Juliana Rotich had her TED talk this month where she brought light to the invention of BRCK which can offer resilient mobile connectivity for Africa.

Africa has unreliable internet and frequent outages which brings frustration to users and reduces productivity for businesses. To help combat this, the iHub (a sort of internet cafe) was built in Nairobi, Kenya and it has been a central hub for technology and collaboration.

 

Ushahidi

Ushahidi was built in 2008 when Kenya was faced with a lack of media flow during a countrywide blackout. Ushahidi is a software used to build visualization maps from data such as SMS, email and instant messaging apps. This software is online and open source and acts as a foundation for users to start building their own visualization maps. 2013 would mark Ushahidi’s 5 years of existence and since it’s birth, there have been a large creation of many global maps in various areas of the world.

 

BRCK

Juliana-Rotich-BRCK

BRCK allows for internet connectivity via a mobile network such as 3G. It offers 8 hours battery life for continuous productivity.
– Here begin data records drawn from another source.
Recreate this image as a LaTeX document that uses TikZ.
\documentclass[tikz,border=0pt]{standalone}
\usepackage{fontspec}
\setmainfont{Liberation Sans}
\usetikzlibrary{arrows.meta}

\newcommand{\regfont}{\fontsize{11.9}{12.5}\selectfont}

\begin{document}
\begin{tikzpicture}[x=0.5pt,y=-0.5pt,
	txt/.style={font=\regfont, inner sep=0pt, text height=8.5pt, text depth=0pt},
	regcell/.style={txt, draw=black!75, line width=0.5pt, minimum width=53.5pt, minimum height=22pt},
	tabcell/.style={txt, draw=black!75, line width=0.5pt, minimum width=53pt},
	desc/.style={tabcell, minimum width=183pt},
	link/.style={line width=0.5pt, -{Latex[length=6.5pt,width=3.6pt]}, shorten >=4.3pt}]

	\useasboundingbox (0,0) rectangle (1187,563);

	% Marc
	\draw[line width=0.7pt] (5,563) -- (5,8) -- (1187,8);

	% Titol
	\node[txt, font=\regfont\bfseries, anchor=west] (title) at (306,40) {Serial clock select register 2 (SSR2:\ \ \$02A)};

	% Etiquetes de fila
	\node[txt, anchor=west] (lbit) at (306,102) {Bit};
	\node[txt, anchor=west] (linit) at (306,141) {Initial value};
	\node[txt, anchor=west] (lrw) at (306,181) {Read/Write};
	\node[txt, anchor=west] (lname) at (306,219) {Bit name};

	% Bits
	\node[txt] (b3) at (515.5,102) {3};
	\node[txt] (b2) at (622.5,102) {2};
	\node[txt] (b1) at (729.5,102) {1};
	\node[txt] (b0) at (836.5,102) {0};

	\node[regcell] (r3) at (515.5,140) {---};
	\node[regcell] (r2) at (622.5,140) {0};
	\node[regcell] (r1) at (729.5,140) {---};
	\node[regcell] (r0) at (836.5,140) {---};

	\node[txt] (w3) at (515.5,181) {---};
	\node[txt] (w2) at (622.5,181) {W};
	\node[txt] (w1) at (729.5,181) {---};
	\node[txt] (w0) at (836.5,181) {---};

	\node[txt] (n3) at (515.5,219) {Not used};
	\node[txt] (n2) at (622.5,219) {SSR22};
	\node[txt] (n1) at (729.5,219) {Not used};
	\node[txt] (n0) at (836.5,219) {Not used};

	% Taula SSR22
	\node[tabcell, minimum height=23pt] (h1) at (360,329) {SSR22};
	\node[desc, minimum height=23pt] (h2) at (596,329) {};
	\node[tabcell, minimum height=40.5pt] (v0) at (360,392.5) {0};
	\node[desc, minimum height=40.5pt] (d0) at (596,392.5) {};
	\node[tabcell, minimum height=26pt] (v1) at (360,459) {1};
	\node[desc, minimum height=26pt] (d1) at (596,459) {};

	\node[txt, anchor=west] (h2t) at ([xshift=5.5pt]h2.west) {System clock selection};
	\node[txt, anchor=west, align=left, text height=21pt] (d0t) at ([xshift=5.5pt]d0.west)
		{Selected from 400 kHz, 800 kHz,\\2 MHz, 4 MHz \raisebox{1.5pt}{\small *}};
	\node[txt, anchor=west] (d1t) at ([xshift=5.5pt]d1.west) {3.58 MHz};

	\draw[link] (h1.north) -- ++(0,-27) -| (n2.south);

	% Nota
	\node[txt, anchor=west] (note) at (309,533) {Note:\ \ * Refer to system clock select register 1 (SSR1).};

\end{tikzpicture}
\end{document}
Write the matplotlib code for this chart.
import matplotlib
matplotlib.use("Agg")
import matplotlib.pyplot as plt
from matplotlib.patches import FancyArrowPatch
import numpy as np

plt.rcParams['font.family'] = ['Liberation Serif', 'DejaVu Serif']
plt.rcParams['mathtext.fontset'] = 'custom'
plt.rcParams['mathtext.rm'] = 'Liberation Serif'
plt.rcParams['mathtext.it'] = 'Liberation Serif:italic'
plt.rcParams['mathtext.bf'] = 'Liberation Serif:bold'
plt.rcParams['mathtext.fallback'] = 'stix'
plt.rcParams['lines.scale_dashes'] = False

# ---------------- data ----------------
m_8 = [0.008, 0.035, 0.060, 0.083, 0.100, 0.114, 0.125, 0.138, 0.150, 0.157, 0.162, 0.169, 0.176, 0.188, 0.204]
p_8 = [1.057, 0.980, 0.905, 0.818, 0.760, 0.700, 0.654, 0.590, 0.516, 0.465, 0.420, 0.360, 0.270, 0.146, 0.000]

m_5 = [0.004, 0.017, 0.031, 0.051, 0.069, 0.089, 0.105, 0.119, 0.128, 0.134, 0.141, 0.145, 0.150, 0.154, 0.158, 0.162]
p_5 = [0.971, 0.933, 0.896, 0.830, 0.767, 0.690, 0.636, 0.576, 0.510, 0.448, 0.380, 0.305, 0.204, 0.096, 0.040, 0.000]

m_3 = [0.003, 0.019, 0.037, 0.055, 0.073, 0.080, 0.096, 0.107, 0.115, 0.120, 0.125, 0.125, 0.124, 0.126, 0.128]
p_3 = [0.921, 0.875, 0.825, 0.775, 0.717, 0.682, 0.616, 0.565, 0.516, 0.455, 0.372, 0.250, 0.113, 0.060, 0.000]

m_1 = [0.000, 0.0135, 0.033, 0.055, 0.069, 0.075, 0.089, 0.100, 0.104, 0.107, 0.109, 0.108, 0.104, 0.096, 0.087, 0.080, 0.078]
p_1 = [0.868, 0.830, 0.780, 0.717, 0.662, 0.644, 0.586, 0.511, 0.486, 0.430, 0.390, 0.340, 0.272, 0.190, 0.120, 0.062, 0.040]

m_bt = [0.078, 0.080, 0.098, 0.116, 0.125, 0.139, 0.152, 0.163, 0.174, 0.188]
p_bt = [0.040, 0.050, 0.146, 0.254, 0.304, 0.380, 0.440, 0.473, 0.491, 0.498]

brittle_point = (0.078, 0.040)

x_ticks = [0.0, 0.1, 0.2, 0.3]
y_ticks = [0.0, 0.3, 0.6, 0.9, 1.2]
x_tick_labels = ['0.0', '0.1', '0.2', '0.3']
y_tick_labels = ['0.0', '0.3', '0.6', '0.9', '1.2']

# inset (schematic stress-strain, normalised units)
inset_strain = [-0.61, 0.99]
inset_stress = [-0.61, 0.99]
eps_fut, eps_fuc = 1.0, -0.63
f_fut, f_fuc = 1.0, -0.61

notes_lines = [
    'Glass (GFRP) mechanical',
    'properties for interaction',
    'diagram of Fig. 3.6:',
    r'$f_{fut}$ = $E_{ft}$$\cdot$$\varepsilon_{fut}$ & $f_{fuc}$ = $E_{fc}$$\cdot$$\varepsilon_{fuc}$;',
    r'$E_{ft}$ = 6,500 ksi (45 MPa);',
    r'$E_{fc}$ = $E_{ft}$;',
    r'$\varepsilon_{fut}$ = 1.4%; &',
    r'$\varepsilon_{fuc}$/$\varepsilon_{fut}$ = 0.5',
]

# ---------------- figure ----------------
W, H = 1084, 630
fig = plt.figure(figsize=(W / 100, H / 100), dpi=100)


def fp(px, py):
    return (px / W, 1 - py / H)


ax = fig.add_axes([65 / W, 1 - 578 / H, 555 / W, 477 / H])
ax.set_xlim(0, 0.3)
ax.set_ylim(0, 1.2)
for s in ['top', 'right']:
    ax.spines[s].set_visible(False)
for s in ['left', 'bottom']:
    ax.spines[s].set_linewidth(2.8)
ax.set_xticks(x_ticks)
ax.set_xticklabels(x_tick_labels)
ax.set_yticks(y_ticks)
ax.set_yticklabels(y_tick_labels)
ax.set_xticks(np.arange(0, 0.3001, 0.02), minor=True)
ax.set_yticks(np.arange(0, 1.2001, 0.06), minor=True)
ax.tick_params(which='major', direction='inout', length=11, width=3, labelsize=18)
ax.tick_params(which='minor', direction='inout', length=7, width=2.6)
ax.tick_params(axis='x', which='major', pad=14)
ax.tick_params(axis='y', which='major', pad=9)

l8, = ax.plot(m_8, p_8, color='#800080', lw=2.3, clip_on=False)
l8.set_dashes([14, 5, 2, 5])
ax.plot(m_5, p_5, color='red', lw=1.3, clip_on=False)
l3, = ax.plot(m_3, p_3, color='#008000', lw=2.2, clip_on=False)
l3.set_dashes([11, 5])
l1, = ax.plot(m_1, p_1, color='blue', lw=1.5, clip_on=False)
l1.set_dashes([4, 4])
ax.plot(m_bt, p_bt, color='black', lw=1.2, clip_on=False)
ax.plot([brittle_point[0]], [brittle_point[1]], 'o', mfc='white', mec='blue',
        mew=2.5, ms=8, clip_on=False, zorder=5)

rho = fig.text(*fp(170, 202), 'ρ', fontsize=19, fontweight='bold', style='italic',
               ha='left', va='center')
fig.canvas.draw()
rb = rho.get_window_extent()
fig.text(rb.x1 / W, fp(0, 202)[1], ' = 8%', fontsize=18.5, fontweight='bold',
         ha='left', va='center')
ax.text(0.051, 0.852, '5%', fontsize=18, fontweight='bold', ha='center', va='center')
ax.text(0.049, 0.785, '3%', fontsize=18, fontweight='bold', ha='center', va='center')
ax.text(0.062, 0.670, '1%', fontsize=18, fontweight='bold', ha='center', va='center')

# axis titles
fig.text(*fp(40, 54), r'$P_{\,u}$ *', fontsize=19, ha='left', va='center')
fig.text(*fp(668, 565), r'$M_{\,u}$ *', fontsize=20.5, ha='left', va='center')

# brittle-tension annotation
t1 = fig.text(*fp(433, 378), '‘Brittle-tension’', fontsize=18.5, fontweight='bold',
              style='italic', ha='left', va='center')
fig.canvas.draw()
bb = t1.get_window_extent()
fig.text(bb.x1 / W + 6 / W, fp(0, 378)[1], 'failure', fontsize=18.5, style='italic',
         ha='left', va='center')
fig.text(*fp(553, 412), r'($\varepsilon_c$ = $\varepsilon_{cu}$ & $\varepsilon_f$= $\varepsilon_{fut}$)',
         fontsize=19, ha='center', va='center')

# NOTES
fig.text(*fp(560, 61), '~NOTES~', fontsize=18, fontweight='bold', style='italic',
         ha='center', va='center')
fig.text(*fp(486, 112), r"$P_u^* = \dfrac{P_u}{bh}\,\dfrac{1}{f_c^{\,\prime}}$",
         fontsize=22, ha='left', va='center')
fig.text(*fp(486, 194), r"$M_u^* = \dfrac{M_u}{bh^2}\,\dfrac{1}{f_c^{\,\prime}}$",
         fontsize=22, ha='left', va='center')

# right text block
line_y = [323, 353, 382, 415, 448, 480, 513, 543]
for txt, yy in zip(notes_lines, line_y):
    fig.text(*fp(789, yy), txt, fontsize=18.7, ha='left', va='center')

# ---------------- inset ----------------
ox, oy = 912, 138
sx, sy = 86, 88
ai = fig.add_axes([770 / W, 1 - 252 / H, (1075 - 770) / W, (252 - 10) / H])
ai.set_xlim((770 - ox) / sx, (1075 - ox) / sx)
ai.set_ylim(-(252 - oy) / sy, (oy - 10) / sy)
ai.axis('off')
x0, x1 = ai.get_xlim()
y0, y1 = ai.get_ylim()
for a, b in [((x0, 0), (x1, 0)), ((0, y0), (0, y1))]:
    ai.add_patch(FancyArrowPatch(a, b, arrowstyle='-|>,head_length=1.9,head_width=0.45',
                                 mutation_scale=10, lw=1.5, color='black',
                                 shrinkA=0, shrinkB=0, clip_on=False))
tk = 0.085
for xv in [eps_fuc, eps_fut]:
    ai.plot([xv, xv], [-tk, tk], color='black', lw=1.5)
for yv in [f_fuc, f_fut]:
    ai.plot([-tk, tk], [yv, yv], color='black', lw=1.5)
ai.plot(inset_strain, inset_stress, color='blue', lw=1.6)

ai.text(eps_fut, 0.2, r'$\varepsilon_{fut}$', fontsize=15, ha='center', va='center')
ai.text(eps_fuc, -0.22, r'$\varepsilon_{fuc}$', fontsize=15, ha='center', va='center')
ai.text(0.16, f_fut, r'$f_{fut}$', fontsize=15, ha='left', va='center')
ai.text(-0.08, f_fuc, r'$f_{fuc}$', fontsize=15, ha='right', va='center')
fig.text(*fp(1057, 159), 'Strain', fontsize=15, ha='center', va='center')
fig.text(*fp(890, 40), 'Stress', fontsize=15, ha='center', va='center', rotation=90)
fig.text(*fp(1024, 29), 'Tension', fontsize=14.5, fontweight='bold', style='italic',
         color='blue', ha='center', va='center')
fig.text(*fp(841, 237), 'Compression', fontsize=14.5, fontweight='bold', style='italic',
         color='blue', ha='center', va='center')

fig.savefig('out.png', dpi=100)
It uses ‘the cloud’ to backup information. It has multi-sim capabilities and a fast swopping mechanism which uses load balancing to automatically change to the fastest mobile network.

She also highlights the lack of local financing and using Kickstarter to raise funding to bring the project to market. She sees the product bringing potential to small business, coders in Nairobi and increasing collaboration within African counties.